» **PROVIDED MATERIAL**:

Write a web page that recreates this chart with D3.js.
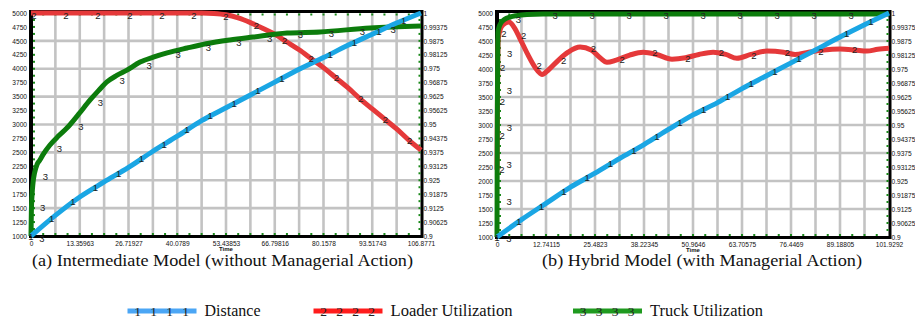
<!DOCTYPE html>
<html><head><meta charset="utf-8">
<script src="https://cdn.jsdelivr.net/npm/d3@7"></script>
<style>
body{margin:0;background:#fff}svg{display:block}
</style>
</head><body><svg id="c" width="915" height="320"></svg>
<script>
// ---------- tick labels ----------
const leftXTickLabels = ["0","13.35963","26.71927","40.0789","53.43853","66.79816","80.1578","93.51743","106.8771"];
const rightXTickLabels = ["0","12.74115","25.4823","38.22345","50.9646","63.70575","76.4469","89.18805","101.9292"];
const distTickLabels = ["1000","1250","1500","1750","2000","2250","2500","2750","3000","3250","3500","3750","4000","4250","4500","4750","5000"];
const utilTickLabels = ["0.9","0.90625","0.9125","0.91875","0.925","0.93125","0.9375","0.94375","0.95","0.95625","0.9625","0.96875","0.975","0.98125","0.9875","0.99375","1"];
const seriesNames = ["Distance","Loader Utilization","Truck Utilization"];
const seriesMarks = ["1","2","3"];
const captions = ["(a) Intermediate Model (without Managerial Action)","(b) Hybrid Model (with Managerial Action)"];

// ---------- (a) intermediate model ----------
const leftDistanceTime = [0,6.68,13.36,20.04,26.72,33.40,40.08,46.76,53.44,60.12,66.80,73.48,80.16,86.84,93.52,100.20,106.88];
const leftDistance     = [1000,1370,1700,1970,2230,2520,2790,3070,3300,3530,3760,3990,4200,4420,4620,4820,5000];
const leftLoaderTime   = [0,10,20,30,40,46.76,50.1,53.44,56.78,60.12,63.46,66.80,70.14,73.48,76.82,80.16,83.50,86.84,90.18,93.52,96.86,100.20,103.54,106.88];
const leftLoader       = [1,1,1,1,1,1,0.9998,0.9992,0.9978,0.9957,0.9932,0.9905,0.9870,0.9835,0.9795,0.9755,0.9710,0.9665,0.9615,0.9570,0.9525,0.9480,0.9430,0.9385];
const leftTruckTime    = [0,0.1,0.27,0.55,1.0,1.64,2.4,3.29,5.2,7.5,9.9,13,16.2,18.5,20.8,23.5,26.3,29.9,33.5,37.3,42.8,48,54.5,60.8,70.2,79.2,92.9,106.88];
const leftTruck        = [0.9,0.911,0.918,0.9238,0.9285,0.932,0.934,0.9365,0.9408,0.9448,0.9485,0.9545,0.961,0.9652,0.9691,0.972,0.9744,0.978,0.9802,0.9821,0.9843,0.9862,0.9879,0.9892,0.991,0.9915,0.9933,0.9942];

// ---------- (b) hybrid model ----------
const rightDistanceTime = [0,6.37,12.74,19.11,25.48,31.85,38.22,44.59,50.96,57.34,63.71,70.08,76.45,82.82,89.19,95.56,101.93];
const rightDistance     = [1000,1310,1600,1890,2140,2400,2650,2920,3180,3400,3650,3880,4110,4340,4570,4790,5000];
const rightLoaderTime   = [0,0.08,0.18,0.3,0.8,1.6,3.1,4.5,6,8,10,11.7,13.5,16,18.5,21.6,24.5,26.8,28.6,31,34.5,38,41.5,45.5,49,52.5,56.2,59.5,62.4,66,70.2,74.5,77.5,81,85,89.2,93,96.2,99,101.93];
const rightLoader       = [0.93,0.95,0.975,0.988,0.9925,0.9948,0.996,0.9935,0.9885,0.9815,0.9755,0.9726,0.9748,0.979,0.9825,0.9848,0.9835,0.98,0.978,0.979,0.9812,0.9825,0.9815,0.9794,0.98,0.9815,0.9825,0.9815,0.9798,0.9815,0.983,0.9825,0.9815,0.9825,0.9835,0.9839,0.9835,0.983,0.9838,0.9843];
const rightTruckTime    = [0,0.04,0.1,0.18,0.26,0.5,1,2,3.4,5,7.8,12,20,101.93];
const rightTruck        = [0.9,0.93,0.96,0.98,0.9915,0.9935,0.9955,0.9972,0.9982,0.9988,0.9993,0.9995,0.9995,0.9995];

// ---------- styles ----------
const SANS = "Liberation Sans";
const SERIF = "Liberation Serif";
const lineColors   = ["#1aa6e4","#e5393a","#0c7c0c"];
const legendColors = ["#4ba6f5","#ff1c1c","#1f9a1f"];
const markerStyle = {
  left:  [{sp:27, dx:0, dy:0}, {sp:32, dx:3, dy:2}, {sp:31, dx:11, dy:2}],
  right: [{sp:27, dx:0, dy:0}, {sp:34, dx:5, dy:0}, {sp:37, dx:12, dy:1}]
};
const captionLayout = [{cx:222.5, w:381}, {cx:702, w:320}];
const legendLayout = [{x:127.5, w:56}, {x:313.5, w:122}, {x:573, w:113}];

const svg = d3.select("#c");
const panels = [
  {key:"left", x0:31, x1:421, y0:13, y1:236, xt:leftXTickLabels,
   series:[[leftDistanceTime,leftDistance],[leftLoaderTime,leftLoader],[leftTruckTime,leftTruck]]},
  {key:"right", x0:497, x1:889, y0:13, y1:237, xt:rightXTickLabels,
   series:[[rightDistanceTime,rightDistance],[rightLoaderTime,rightLoader],[rightTruckTime,rightTruck]]}
];

panels.forEach((p, pi) => {
  const xMax = +p.xt[p.xt.length-1];
  const x = d3.scaleLinear().domain([0, xMax]).range([p.x0, p.x1]);
  const yD = d3.scaleLinear().domain([+distTickLabels[0], +distTickLabels[distTickLabels.length-1]]).range([p.y1, p.y0]);
  const yU = d3.scaleLinear().domain([+utilTickLabels[0], +utilTickLabels[utilTickLabels.length-1]]).range([p.y1, p.y0]);
  const g = svg.append("g");

  // grid
  const grid = g.append("g").attr("stroke","#c3c3c3").attr("stroke-width",2.6);
  d3.range(1,16).forEach(k => {
    const xv = x(xMax*k/16);
    grid.append("line").attr("x1",xv).attr("x2",xv).attr("y1",p.y0).attr("y2",p.y1);
  });
  d3.range(1,8).forEach(k => {
    const yv = yD(+distTickLabels[k*2]);
    grid.append("line").attr("x1",p.x0).attr("x2",p.x1).attr("y1",yv).attr("y2",yv);
  });

  // frame
  const fr = g.append("g").attr("stroke","#000");
  fr.append("line").attr("x1",p.x0-1).attr("x2",p.x1+1).attr("y1",p.y0-1.5).attr("y2",p.y0-1.5).attr("stroke-width",3);
  fr.append("line").attr("x1",p.x0-1).attr("x2",p.x1+1).attr("y1",p.y1+0.5).attr("y2",p.y1+0.5).attr("stroke-width",3);
  fr.append("line").attr("x1",p.x0).attr("x2",p.x0).attr("y1",p.y0-3).attr("y2",p.y1+2).attr("stroke-width",4);
  fr.append("line").attr("x1",p.x1+1).attr("x2",p.x1+1).attr("y1",p.y0-3).attr("y2",p.y1+2).attr("stroke-width",3);

  // small green ticks
  const gt = g.append("g").attr("fill","#1a8a1a");
  d3.range(1,32).forEach(k => {
    const xv = p.x0 + (p.x1-p.x0)*k/32;
    gt.append("rect").attr("x",xv-1).attr("y",p.y1-3).attr("width",2).attr("height",2);
    gt.append("rect").attr("x",xv-1).attr("y",p.y0+0.5).attr("width",2).attr("height",2);
    const yv = p.y0 + (p.y1-p.y0)*k/32;
    gt.append("rect").attr("x",p.x1-2.5).attr("y",yv-1).attr("width",2).attr("height",2);
    gt.append("rect").attr("x",p.x0+2).attr("y",yv-1).attr("width",2).attr("height",2);
  });

  // axes (labels only)
  const axL = d3.axisLeft(yD).tickValues(distTickLabels.map(Number)).tickFormat((d,i)=>distTickLabels[i]).tickSize(0).tickPadding(3);
  const axR = d3.axisRight(yU).tickValues(utilTickLabels.map(Number)).tickFormat((d,i)=>utilTickLabels[i]).tickSize(0).tickPadding(1.5);
  const axB = d3.axisBottom(x).tickValues(p.xt.map(Number)).tickFormat((d,i)=>p.xt[i]).tickSize(0).tickPadding(5);
  [[axL,`translate(${p.x0-1},0)`],[axR,`translate(${p.x1+1},0)`],[axB,`translate(0,${p.y1})`]].forEach(([ax,tr]) => {
    const a = g.append("g").attr("transform",tr).call(ax);
    a.select(".domain").remove();
    a.attr("font-family",SANS).attr("font-size",6.6);
    a.selectAll("text").attr("fill","#111");
  });
  g.append("text").attr("x",x(xMax/2)).attr("y",p.y1+14.5).attr("text-anchor","middle")
    .attr("font-family",SANS).attr("font-size",6).attr("font-weight","bold").attr("fill","#111").text("Time");

  // lines: draw order loader, truck, distance
  const scalesY = [yD, yU, yU];
  const paths = [];
  [1,2,0].forEach(i => {
    const [ts, vs] = p.series[i];
    const pts = ts.map((t,j)=>[x(t), scalesY[i](vs[j])]);
    const path = g.append("path").datum(pts)
      .attr("d", d3.line().curve(d3.curveMonotoneX))
      .attr("fill","none").attr("stroke",lineColors[i]).attr("stroke-width",5)
      .attr("stroke-linejoin","round");
    paths[i] = path.node();
  });
  // markers (skip ones that would collide with an already placed marker)
  const mg = g.append("g").attr("font-family",SANS).attr("font-size",9.5).attr("fill","#222")
    .attr("text-anchor","middle").attr("dominant-baseline","central");
  const placed = [];
  [1,2,0].forEach(i => {
    const st = markerStyle[p.key][i];
    const node = paths[i];
    const L = node.getTotalLength();
    for (let s = 0; s <= L - 4; s += st.sp) {
      const pt = node.getPointAtLength(s);
      const mx = pt.x + st.dx, my = pt.y + st.dy;
      if (mx > p.x1 - 2) continue;
      if (placed.some(q => Math.abs(q[0]-mx) < 6 && Math.abs(q[1]-my) < 8)) continue;
      placed.push([mx, my]);
      mg.append("text").attr("x",mx).attr("y",my).text(seriesMarks[i]);
    }
  });

  // caption
  const cl = captionLayout[pi];
  svg.append("text").attr("x",cl.cx).attr("y",266).attr("text-anchor","middle")
    .attr("font-family",SERIF).attr("font-size",17)
    .attr("textLength",cl.w).attr("lengthAdjust","spacingAndGlyphs")
    .attr("fill","#111").text(captions[pi]);
});

// legend
const lg = svg.append("g");
seriesNames.forEach((name,i) => {
  const lx = legendLayout[i].x;
  lg.append("line").attr("x1",lx).attr("x2",lx+69).attr("y1",311).attr("y2",311)
    .attr("stroke",legendColors[i]).attr("stroke-width",5);
  d3.range(4).forEach(k => {
    lg.append("text").attr("x",lx+10+k*16).attr("y",315.5).attr("text-anchor","middle")
      .attr("font-family",SERIF).attr("font-size",13.5).attr("fill","#222").text(seriesMarks[i]);
  });
  lg.append("text").attr("x",lx+77).attr("y",316).attr("font-family",SERIF).attr("font-size",16.5)
    .attr("textLength",legendLayout[i].w).attr("lengthAdjust","spacingAndGlyphs")
    .attr("fill","#111").text(name);
});
</script>
</body></html>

» **STATED PROBLEM**:
Read through the data and copy every line where "that" shows up.

» **COMPLETE RESPONSE**:
Write a web page that recreates this chart with D3.js.
  // markers (skip ones that would collide with an already placed marker)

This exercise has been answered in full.